*GOAL*:
Extract the run of lines that starts at the top of the records below and ends at the line with "cdca7l_marks_plus = ['', '*', '']", keeping both ends and excluding pictures.

*Items listed in a dataset*:
▽

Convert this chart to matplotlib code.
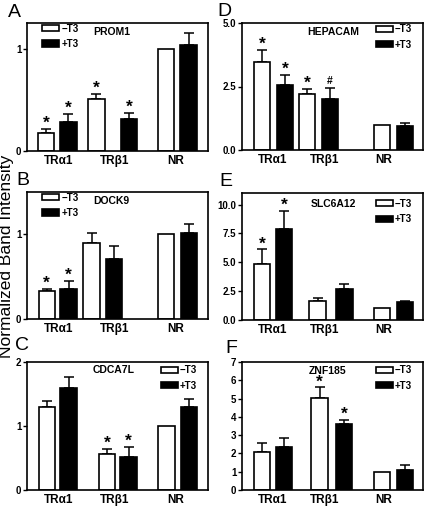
import numpy as np
import matplotlib
matplotlib.use('Agg')
import matplotlib.pyplot as plt

plt.rcParams['font.family'] = ['Liberation Sans', 'DejaVu Sans']

groups = ['TRα1', 'TRβ1', 'NR']
legend_labels = ['\u2212T3', '+T3']

# PROM1
prom1_minus = [0.18, 0.51, 1.0]
prom1_minus_err = [0.035, 0.05, 0.0]
prom1_plus = [0.28, 0.31, 1.04]
prom1_plus_err = [0.08, 0.06, 0.11]
prom1_marks_minus = ['*', '*', '']
prom1_marks_plus = ['*', '*', '']

# DOCK9
dock9_minus = [0.33, 0.90, 1.0]
dock9_minus_err = [0.03, 0.12, 0.0]
dock9_plus = [0.36, 0.71, 1.01]
dock9_plus_err = [0.09, 0.15, 0.11]
dock9_marks_minus = ['*', '', '']
dock9_marks_plus = ['*', '', '']

# CDCA7L
cdca7l_minus = [1.30, 0.56, 1.0]
cdca7l_minus_err = [0.09, 0.08, 0.0]
cdca7l_plus = [1.60, 0.52, 1.30]
cdca7l_plus_err = [0.17, 0.15, 0.12]
cdca7l_marks_minus = ['', '*', '']
cdca7l_marks_plus = ['', '*', '']

# HEPACAM
hepacam_minus = [3.46, 2.19, 1.0]
hepacam_minus_err = [0.47, 0.21, 0.0]
hepacam_plus = [2.54, 2.00, 0.94]
hepacam_plus_err = [0.43, 0.46, 0.14]
hepacam_marks_minus = ['*', '*', '']
hepacam_marks_plus = ['*', '#', '']

# SLC6A12
slc6a12_minus = [4.81, 1.64, 1.0]
slc6a12_minus_err = [1.30, 0.23, 0.0]
slc6a12_plus = [7.87, 2.65, 1.53]
slc6a12_plus_err = [1.58, 0.46, 0.14]
slc6a12_marks_minus = ['*', '', '']
slc6a12_marks_plus = ['*', '', '']

# ZNF185
znf185_minus = [2.09, 5.05, 1.0]
znf185_minus_err = [0.47, 0.56, 0.0]
znf185_plus = [2.36, 3.61, 1.12]
znf185_plus_err = [0.49, 0.23, 0.22]
znf185_marks_minus = ['', '*', '']
znf185_marks_plus = ['', '*', '']

W, H = 425, 507
fig = plt.figure(figsize=(W / 100, H / 100), dpi=100)


def px_axes(x0, y0, x1, y1):
    return fig.add_axes([x0 / W, 1 - y1 / H, (x1 - x0) / W, (y1 - y0) / H])


left_lbl = [1.95, 5.32, 9.05]
right_lbl = [1.85, 5.0, 8.6]

panels = [
    dict(letter='A', gene='PROM1', box=(27, 23, 208, 151), lpos=(8, 17),
         data=(prom1_minus, prom1_minus_err, prom1_plus, prom1_plus_err, prom1_marks_minus, prom1_marks_plus),
         xm=[1.15, 4.22, 8.45], xp=[2.52, 6.2, 9.82], lbl=left_lbl,
         ylim=1.25, ticks=[0, 1], fmt='%g', leg=(0.085, 0.995), gtxt=(0.47, 0.93)),
    dict(letter='B', gene='DOCK9', box=(27, 192, 208, 319), lpos=(16, 185),
         data=(dock9_minus, dock9_minus_err, dock9_plus, dock9_plus_err, dock9_marks_minus, dock9_marks_plus),
         xm=[1.20, 3.93, 8.45], xp=[2.53, 5.28, 9.83], lbl=left_lbl,
         ylim=1.5, ticks=[0, 1], fmt='%g', leg=(0.085, 0.995), gtxt=(0.464, 0.93)),
    dict(letter='C', gene='CDCA7L', box=(27, 362, 208, 490), lpos=(15, 350),
         data=(cdca7l_minus, cdca7l_minus_err, cdca7l_plus, cdca7l_plus_err, cdca7l_marks_minus, cdca7l_marks_plus),
         xm=[1.20, 4.85, 8.47], xp=[2.53, 6.18, 9.83], lbl=left_lbl,
         ylim=2, ticks=[0, 1, 2], fmt='%g', leg=(0.74, 0.975), gtxt=(0.48, 0.935)),
    dict(letter='D', gene='HEPACAM', box=(242, 23, 423, 150), lpos=(217, 16),
         data=(hepacam_minus, hepacam_minus_err, hepacam_plus, hepacam_plus_err, hepacam_marks_minus, hepacam_marks_plus),
         xm=[1.23, 3.95, 8.5], xp=[2.61, 5.35, 9.9], lbl=right_lbl,
         ylim=5, ticks=[0, 2.5, 5], fmt='%.1f', leg=(0.74, 0.99), gtxt=(0.503, 0.93)),
    dict(letter='E', gene='SLC6A12', box=(242, 193, 423, 320), lpos=(219, 186),
         data=(slc6a12_minus, slc6a12_minus_err, slc6a12_plus, slc6a12_plus_err, slc6a12_marks_minus, slc6a12_marks_plus),
         xm=[1.23, 4.59, 8.5], xp=[2.55, 6.22, 9.9], lbl=right_lbl,
         ylim=11, ticks=[0, 2.5, 5, 7.5, 10], fmt='%.1f', leg=(0.74, 0.955), gtxt=(0.503, 0.913)),
    dict(letter='F', gene='ZNF185', box=(242, 362, 423, 490), lpos=(225, 353),
         data=(znf185_minus, znf185_minus_err, znf185_plus, znf185_plus_err, znf185_marks_minus, znf185_marks_plus),
         xm=[1.22, 4.72, 8.5], xp=[2.55, 6.2, 9.9], lbl=right_lbl,
         ylim=7, ticks=list(range(8)), fmt='%g', leg=(0.74, 0.975), gtxt=(0.47, 0.93)),
]


def mark(ax, x, top, s):
    if not s:
        return
    fs = 12.5 if s == '*' else 7.5
    ax.annotate(s, (x, top), xytext=(0, -1.5 if s == '*' else 1), textcoords='offset points',
                ha='center', va='bottom', fontsize=fs, fontweight='bold')


for p in panels:
    ax = px_axes(*p['box'])
    m, me, pl, pe, mm, mp = p['data']
    m, me, pl, pe = map(np.array, (m, me, pl, pe))
    xm, xp = np.array(p['xm']), np.array(p['xp'])
    b1 = ax.bar(xm, m, width=1.0, color='white', edgecolor='black', linewidth=1.2, zorder=2)
    b2 = ax.bar(xp, pl, width=1.0, color='black', edgecolor='black', linewidth=1.2, zorder=2)
    for xs, ys, es in ((xm, m, me), (xp, pl, pe)):
        k = es > 0
        ax.errorbar(xs[k], ys[k], yerr=[np.zeros(k.sum()), es[k]], fmt='none',
                    ecolor='black', elinewidth=1.1, capsize=3.5, capthick=1.1, zorder=1)
    for i in range(3):
        mark(ax, xm[i], m[i] + me[i], mm[i])
        mark(ax, xp[i], pl[i] + pe[i], mp[i])
    ax.set_xlim(0, 11)
    ax.set_ylim(0, p['ylim'])
    ax.set_yticks(p['ticks'])
    ax.set_yticklabels([p['fmt'] % t for t in p['ticks']], fontsize=7, fontweight='bold')
    ax.set_xticks(p['lbl'])
    ax.set_xticklabels(groups, fontsize=8.5, fontweight='bold')
    ax.tick_params(axis='x', length=0, pad=3)
    ax.tick_params(axis='y', direction='out', length=3, width=1, pad=1)
    for sp in ax.spines.values():
        sp.set_linewidth(1.2)
    ax.legend([b1, b2], legend_labels, loc='upper left', bbox_to_anchor=p['leg'],
              frameon=False, prop={'weight': 'bold', 'size': 7},
              handlelength=1.75, handleheight=0.6, handletextpad=0.2,
              labelspacing=0.55, borderpad=0, borderaxespad=0)
    ax.text(p['gtxt'][0], p['gtxt'][1], p['gene'], transform=ax.transAxes,
            ha='center', va='center', fontsize=7.5, fontweight='bold')
    fig.text(p['lpos'][0] / W, 1 - p['lpos'][1] / H, p['letter'], fontsize=14,
             ha='left', va='baseline')

fig.text(7 / W, 1 - 256 / H, 'Normalized Band Intensity', rotation=90,
         ha='center', va='center', fontsize=12.5)

fig.savefig('out.png', dpi=100)
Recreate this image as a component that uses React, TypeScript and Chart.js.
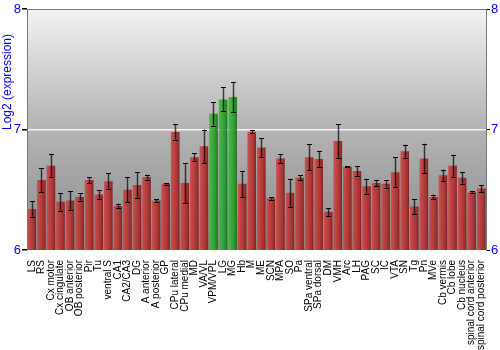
import React, { useEffect, useRef } from "react";
import { Chart, registerables } from "chart.js";

Chart.register(...registerables);

const regions = [
  "LS", "RS", "Cx motor", "Cx cingulate", "OB anterior", "OB posterior", "Pir", "Tu",
  "ventral S", "CA1", "CA2/CA3", "DG", "A anterior", "A posterior", "GP", "CPu lateral",
  "CPu medial", "MD", "VA/VL", "VPM/VPL", "LG", "MG", "Hb", "M", "ME", "SCN", "MPA", "SO",
  "Pa", "SPa ventral", "SPa dorsal", "DM", "VMH", "Arc", "LH", "PAG", "SC", "IC", "VTA",
  "SN", "Tg", "Pn", "MVe", "Cb vermis", "Cb lobe", "Cb nucleus", "spinal cord anterior",
  "spinal cord posterior",
];

const expression = [
  6.34, 6.58, 6.70, 6.40, 6.41, 6.44, 6.58, 6.46,
  6.57, 6.365, 6.50, 6.54, 6.605, 6.41, 6.55, 6.98,
  6.555, 6.77, 6.86, 7.13, 7.25, 7.27, 6.55, 6.98, 6.85, 6.43, 6.76, 6.475,
  6.60, 6.77, 6.755, 6.315, 6.905, 6.69, 6.655, 6.53, 6.555, 6.55, 6.645,
  6.82, 6.36, 6.76, 6.44, 6.62, 6.70, 6.60, 6.48,
  6.51,
];

const errors = [
  0.066, 0.097, 0.093, 0.075, 0.08, 0.03, 0.022, 0.037,
  0.066, 0.02, 0.105, 0.105, 0.02, 0.014, 0.007, 0.065,
  0.167, 0.032, 0.14, 0.098, 0.10, 0.125, 0.108, 0.012, 0.079, 0.011, 0.036, 0.118,
  0.02, 0.108, 0.068, 0.03, 0.14, 0.005, 0.039, 0.062, 0.028, 0.032, 0.125,
  0.054, 0.062, 0.122, 0.02, 0.048, 0.091, 0.05, 0.008,
  0.03,
];

const highlighted = ["VPM/VPL", "LG", "MG"];

const yTicks = [6, 7, 8];
const yTitle = "Log2 (expression)";

const FONT = "'Liberation Sans', Arial, sans-serif";

export default function App() {
  const ref = useRef<HTMLCanvasElement | null>(null);

  useEffect(() => {
    document.body.style.margin = "0";
    const canvas = ref.current;
    if (!canvas) return;

    const barFill = (ctx: any) => {
      const chart = ctx.chart;
      const idx = ctx.dataIndex;
      const green = highlighted.includes(regions[idx]);
      const xs = chart.scales && chart.scales.x;
      if (!xs || idx == null || !chart.chartArea) return green ? "#33a033" : "#b53434";
      const cx = xs.getPixelForValue(idx);
      const w = (xs.width / regions.length) * 0.9;
      const g = chart.ctx.createLinearGradient(cx - w / 2, 0, cx + w / 2, 0);
      if (green) {
        g.addColorStop(0, "rgba(70,185,70,0.92)");
        g.addColorStop(0.5, "rgba(45,165,45,0.92)");
        g.addColorStop(0.8, "rgba(35,140,35,0.92)");
        g.addColorStop(1, "rgba(20,100,20,0.92)");
      } else {
        g.addColorStop(0, "rgba(205,75,75,0.92)");
        g.addColorStop(0.5, "rgba(185,52,52,0.92)");
        g.addColorStop(0.8, "rgba(160,40,40,0.92)");
        g.addColorStop(1, "rgba(115,25,25,0.92)");
      }
      return g;
    };

    const bgPlugin = {
      id: "bg",
      beforeDraw(chart: any) {
        const { ctx, chartArea: a } = chart;
        const g = ctx.createLinearGradient(0, a.top, 0, a.bottom);
        g.addColorStop(0, "#f3f3f3");
        g.addColorStop(0.45, "#b8b8b8");
        g.addColorStop(1, "#8a8a8a");
        ctx.save();
        ctx.fillStyle = g;
        ctx.fillRect(a.left, a.top, a.right - a.left, a.bottom - a.top);
        ctx.restore();
      },
      afterDraw(chart: any) {
        const { ctx, chartArea: a } = chart;
        ctx.save();
        ctx.strokeStyle = "#777";
        ctx.lineWidth = 1;
        ctx.beginPath();
        ctx.moveTo(a.left, a.top + 0.5);
        ctx.lineTo(a.right, a.top + 0.5);
        ctx.stroke();
        // y title
        ctx.fillStyle = "#0000ff";
        ctx.font = "12px " + FONT;
        ctx.textAlign = "center";
        ctx.textBaseline = "middle";
        ctx.translate(8, 82);
        ctx.rotate(-Math.PI / 2);
        ctx.fillText(yTitle, 0, 0);
        ctx.restore();
      },
    };

    const errPlugin = {
      id: "err",
      afterDatasetsDraw(chart: any) {
        const { ctx } = chart;
        const xs = chart.scales.x;
        const ys = chart.scales.y;
        ctx.save();
        expression.forEach((v, i) => {
          const x = Math.round(xs.getPixelForValue(i)) + 0.5;
          const yt = ys.getPixelForValue(v + errors[i]);
          const yb = ys.getPixelForValue(v - errors[i]);
          ctx.strokeStyle = "rgba(0,0,0,0.7)";
          ctx.lineWidth = 1.5;
          ctx.beginPath();
          ctx.moveTo(x, yt);
          ctx.lineTo(x, yb);
          ctx.stroke();
          ctx.strokeStyle = "#000";
          ctx.lineWidth = 1;
          ctx.beginPath();
          ctx.moveTo(x - 2.5, Math.round(yt) + 0.5);
          ctx.lineTo(x + 2.5, Math.round(yt) + 0.5);
          ctx.moveTo(x - 2.5, Math.round(yb) + 0.5);
          ctx.lineTo(x + 2.5, Math.round(yb) + 0.5);
          ctx.stroke();
        });
        ctx.restore();
      },
    };

    const chart = new Chart(canvas, {
      type: "bar",
      data: {
        labels: regions,
        datasets: [
          {
            data: expression,
            backgroundColor: barFill,
            borderWidth: 0,
            barPercentage: 0.9,
            categoryPercentage: 1,
          },
        ],
      },
      options: {
        animation: false,
        responsive: false,
        maintainAspectRatio: false,
        layout: { padding: { top: 9, left: 0, right: 0, bottom: 0 } },
        plugins: { legend: { display: false }, tooltip: { enabled: false } },
        scales: {
          x: {
            grid: { display: false },
            border: { display: false },
            ticks: {
              autoSkip: false,
              minRotation: 90,
              maxRotation: 90,
              color: "#000",
              padding: 2,
              font: { family: FONT, size: 10 },
            },
            afterFit(s: any) {
              s.height = 100;
            },
          },
          y: {
            position: "left",
            min: 6,
            max: 8,
            afterBuildTicks(s: any) {
              s.ticks = yTicks.map((v) => ({ value: v }));
            },
            grid: {
              color: (c: any) => (c.tick && c.tick.value === 7 ? "rgba(255,255,255,0.85)" : "rgba(0,0,0,0)"),
              lineWidth: 1.5,
              tickColor: "#000",
              tickLength: 5,
            },
            border: { color: "#777", width: 1 },
            ticks: {
              color: "#0000ff",
              padding: 1,
              font: { family: FONT, size: 13 },
            },
            afterFit(s: any) {
              s.width = 27;
            },
          },
          y2: {
            position: "right",
            min: 6,
            max: 8,
            afterBuildTicks(s: any) {
              s.ticks = yTicks.map((v) => ({ value: v }));
            },
            grid: {
              drawOnChartArea: false,
              tickColor: "#000",
              tickLength: 4,
            },
            border: { color: "#777", width: 1 },
            ticks: {
              color: "#0000ff",
              padding: 1,
              font: { family: FONT, size: 13 },
            },
            afterFit(s: any) {
              s.width = 14;
            },
          },
        },
      },
      plugins: [bgPlugin, errPlugin],
    });

    return () => chart.destroy();
  }, []);

  return <canvas ref={ref} width={500} height={350} style={{ display: "block" }} />;
}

△

*TASK SOLUTION*:
Convert this chart to matplotlib code.
import numpy as np
import matplotlib
matplotlib.use('Agg')
import matplotlib.pyplot as plt

plt.rcParams['font.family'] = ['Liberation Sans', 'DejaVu Sans']

groups = ['TRα1', 'TRβ1', 'NR']
legend_labels = ['\u2212T3', '+T3']

# PROM1
prom1_minus = [0.18, 0.51, 1.0]
prom1_minus_err = [0.035, 0.05, 0.0]
prom1_plus = [0.28, 0.31, 1.04]
prom1_plus_err = [0.08, 0.06, 0.11]
prom1_marks_minus = ['*', '*', '']
prom1_marks_plus = ['*', '*', '']

# DOCK9
dock9_minus = [0.33, 0.90, 1.0]
dock9_minus_err = [0.03, 0.12, 0.0]
dock9_plus = [0.36, 0.71, 1.01]
dock9_plus_err = [0.09, 0.15, 0.11]
dock9_marks_minus = ['*', '', '']
dock9_marks_plus = ['*', '', '']

# CDCA7L
cdca7l_minus = [1.30, 0.56, 1.0]
cdca7l_minus_err = [0.09, 0.08, 0.0]
cdca7l_plus = [1.60, 0.52, 1.30]
cdca7l_plus_err = [0.17, 0.15, 0.12]
cdca7l_marks_minus = ['', '*', '']
cdca7l_marks_plus = ['', '*', '']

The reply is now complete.